* **Directive**
Work through the entries below and report how many lines include "this". The number alone is the answer.

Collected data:
####

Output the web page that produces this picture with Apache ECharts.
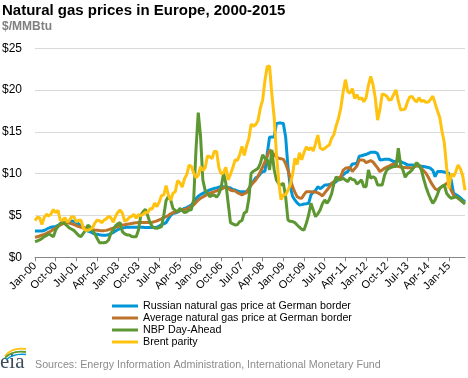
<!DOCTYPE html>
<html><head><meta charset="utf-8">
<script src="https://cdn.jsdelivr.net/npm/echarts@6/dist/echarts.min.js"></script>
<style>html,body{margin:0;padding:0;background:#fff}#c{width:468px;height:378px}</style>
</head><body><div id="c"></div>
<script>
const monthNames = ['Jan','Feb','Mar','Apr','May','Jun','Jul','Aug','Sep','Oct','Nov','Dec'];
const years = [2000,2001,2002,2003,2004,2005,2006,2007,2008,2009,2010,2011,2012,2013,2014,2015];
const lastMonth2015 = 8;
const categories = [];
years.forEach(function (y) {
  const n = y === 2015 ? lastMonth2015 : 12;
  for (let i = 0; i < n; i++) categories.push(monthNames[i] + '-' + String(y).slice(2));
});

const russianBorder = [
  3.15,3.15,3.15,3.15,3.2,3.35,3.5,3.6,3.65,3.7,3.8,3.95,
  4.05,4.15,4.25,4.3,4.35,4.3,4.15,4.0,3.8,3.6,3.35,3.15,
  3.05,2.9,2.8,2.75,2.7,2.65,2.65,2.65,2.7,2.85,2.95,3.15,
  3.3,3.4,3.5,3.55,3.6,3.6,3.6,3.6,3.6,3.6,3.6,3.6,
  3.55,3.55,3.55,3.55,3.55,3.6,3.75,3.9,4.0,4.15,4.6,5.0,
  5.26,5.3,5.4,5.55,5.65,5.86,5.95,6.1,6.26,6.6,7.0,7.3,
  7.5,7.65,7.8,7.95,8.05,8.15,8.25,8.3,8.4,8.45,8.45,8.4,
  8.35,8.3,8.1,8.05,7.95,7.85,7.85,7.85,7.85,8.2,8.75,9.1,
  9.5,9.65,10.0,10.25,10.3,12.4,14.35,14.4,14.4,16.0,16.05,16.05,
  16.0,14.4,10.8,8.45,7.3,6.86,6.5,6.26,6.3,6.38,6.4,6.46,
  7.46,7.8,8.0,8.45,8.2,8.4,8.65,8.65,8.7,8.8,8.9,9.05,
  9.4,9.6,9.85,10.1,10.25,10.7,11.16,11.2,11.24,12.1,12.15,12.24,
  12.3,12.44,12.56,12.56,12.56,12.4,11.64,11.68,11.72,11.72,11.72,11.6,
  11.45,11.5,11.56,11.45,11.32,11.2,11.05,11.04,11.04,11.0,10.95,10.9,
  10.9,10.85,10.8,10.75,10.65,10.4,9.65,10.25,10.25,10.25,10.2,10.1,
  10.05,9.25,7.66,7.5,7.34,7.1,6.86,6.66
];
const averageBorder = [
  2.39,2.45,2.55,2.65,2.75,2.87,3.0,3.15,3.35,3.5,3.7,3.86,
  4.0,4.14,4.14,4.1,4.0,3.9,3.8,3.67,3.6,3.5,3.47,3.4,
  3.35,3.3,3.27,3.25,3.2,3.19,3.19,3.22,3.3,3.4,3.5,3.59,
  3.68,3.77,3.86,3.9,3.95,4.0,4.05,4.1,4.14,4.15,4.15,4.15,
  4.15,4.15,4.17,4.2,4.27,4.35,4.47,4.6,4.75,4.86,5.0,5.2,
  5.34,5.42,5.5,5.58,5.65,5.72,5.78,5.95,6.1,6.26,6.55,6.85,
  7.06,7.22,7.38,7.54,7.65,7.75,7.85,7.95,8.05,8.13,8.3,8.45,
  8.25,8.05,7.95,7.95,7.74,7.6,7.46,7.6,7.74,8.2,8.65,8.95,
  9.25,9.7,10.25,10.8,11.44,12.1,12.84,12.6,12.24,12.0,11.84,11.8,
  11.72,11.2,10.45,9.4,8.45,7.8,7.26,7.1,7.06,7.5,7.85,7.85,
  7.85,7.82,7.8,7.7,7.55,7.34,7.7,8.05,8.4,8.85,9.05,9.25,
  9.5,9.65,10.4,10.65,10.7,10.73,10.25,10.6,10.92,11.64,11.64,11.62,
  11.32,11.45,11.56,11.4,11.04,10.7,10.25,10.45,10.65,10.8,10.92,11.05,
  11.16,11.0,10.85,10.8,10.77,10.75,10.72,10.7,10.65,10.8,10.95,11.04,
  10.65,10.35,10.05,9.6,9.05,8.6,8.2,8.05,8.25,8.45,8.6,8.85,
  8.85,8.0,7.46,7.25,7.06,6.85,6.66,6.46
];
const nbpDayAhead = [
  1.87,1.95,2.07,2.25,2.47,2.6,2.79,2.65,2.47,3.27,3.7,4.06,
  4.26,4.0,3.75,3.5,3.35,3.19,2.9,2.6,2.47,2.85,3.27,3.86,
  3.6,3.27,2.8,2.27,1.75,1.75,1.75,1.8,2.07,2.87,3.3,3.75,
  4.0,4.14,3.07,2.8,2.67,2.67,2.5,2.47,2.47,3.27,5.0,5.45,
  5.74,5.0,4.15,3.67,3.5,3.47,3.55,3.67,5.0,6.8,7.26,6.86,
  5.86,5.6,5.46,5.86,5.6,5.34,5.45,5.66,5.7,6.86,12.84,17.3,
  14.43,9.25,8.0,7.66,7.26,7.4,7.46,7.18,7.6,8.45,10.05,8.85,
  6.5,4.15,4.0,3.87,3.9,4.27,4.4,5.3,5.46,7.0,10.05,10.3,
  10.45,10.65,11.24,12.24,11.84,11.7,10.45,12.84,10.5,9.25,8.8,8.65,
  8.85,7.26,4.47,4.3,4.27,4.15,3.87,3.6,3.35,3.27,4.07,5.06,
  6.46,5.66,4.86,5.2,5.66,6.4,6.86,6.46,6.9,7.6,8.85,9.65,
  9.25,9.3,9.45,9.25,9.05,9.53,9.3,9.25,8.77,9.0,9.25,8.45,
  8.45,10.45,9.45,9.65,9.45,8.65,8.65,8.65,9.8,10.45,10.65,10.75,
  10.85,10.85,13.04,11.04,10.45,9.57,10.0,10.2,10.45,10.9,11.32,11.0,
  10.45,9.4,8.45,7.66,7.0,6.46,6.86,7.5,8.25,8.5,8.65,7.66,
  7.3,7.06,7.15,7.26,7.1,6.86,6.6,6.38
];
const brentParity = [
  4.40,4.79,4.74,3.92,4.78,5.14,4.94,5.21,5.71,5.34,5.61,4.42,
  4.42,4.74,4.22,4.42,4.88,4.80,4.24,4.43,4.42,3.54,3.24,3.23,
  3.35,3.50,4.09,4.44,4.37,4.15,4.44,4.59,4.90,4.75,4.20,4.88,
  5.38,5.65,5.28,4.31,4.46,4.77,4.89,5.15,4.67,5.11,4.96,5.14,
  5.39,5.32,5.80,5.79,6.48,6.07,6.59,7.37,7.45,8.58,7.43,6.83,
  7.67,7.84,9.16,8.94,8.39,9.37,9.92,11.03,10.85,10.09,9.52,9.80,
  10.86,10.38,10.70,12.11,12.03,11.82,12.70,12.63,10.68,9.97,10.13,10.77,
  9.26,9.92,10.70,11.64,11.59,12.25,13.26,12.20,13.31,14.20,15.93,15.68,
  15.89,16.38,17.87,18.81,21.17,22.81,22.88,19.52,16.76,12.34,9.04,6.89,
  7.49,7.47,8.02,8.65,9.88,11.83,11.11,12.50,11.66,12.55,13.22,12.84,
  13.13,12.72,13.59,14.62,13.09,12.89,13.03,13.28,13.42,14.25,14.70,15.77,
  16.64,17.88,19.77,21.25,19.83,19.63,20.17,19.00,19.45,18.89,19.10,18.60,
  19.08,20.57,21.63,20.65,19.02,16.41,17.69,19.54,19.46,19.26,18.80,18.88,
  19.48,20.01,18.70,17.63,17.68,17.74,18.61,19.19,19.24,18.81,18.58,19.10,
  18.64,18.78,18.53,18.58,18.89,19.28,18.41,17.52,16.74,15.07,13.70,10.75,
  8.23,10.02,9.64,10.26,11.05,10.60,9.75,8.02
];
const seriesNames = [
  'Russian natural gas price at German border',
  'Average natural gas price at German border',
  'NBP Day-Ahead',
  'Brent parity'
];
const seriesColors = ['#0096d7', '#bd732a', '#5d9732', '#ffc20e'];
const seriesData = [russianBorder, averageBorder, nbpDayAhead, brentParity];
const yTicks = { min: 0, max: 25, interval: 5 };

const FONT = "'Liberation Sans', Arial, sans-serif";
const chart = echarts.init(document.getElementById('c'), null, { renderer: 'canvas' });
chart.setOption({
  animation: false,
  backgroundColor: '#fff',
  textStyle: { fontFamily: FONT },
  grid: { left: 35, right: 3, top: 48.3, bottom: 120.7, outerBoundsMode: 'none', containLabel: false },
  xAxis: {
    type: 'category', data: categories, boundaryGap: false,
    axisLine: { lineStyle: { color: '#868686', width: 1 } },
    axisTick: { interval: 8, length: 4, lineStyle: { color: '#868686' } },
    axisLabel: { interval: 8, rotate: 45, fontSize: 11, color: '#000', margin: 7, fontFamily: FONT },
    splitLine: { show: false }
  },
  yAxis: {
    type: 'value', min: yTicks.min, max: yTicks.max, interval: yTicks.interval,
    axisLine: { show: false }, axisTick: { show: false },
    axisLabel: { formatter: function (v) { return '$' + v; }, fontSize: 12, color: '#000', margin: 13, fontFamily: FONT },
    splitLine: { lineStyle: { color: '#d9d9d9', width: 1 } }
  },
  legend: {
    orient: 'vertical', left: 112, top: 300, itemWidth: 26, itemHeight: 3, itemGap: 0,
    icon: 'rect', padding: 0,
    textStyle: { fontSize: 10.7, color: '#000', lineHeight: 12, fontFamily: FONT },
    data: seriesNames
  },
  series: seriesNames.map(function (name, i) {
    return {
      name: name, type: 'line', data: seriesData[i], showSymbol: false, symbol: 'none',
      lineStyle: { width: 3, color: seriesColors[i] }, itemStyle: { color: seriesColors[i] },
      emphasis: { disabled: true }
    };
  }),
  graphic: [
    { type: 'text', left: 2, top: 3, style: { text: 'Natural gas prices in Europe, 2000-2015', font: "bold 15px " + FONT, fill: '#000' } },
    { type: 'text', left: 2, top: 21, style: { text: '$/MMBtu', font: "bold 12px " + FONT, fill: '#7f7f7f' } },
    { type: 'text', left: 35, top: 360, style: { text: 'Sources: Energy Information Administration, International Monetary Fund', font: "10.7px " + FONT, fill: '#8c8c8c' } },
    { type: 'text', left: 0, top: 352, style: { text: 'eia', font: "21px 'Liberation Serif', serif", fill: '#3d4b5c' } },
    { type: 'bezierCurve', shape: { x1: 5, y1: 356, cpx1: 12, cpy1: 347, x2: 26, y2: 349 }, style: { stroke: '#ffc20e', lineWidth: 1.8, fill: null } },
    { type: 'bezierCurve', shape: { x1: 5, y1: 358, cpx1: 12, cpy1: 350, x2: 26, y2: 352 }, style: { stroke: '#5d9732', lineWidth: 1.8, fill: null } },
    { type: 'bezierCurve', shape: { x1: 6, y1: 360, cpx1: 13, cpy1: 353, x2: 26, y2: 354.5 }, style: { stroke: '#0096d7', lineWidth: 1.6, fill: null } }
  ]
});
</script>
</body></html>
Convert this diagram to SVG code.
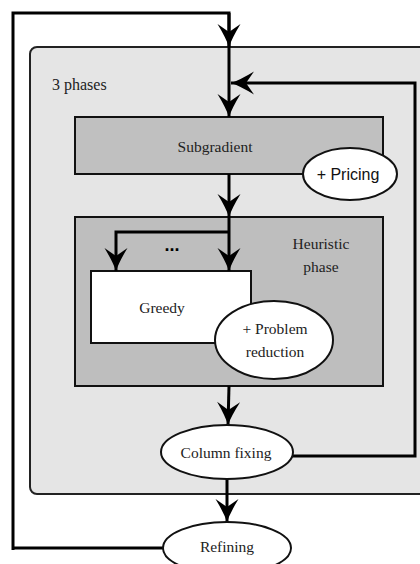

####

* **Complete response**
2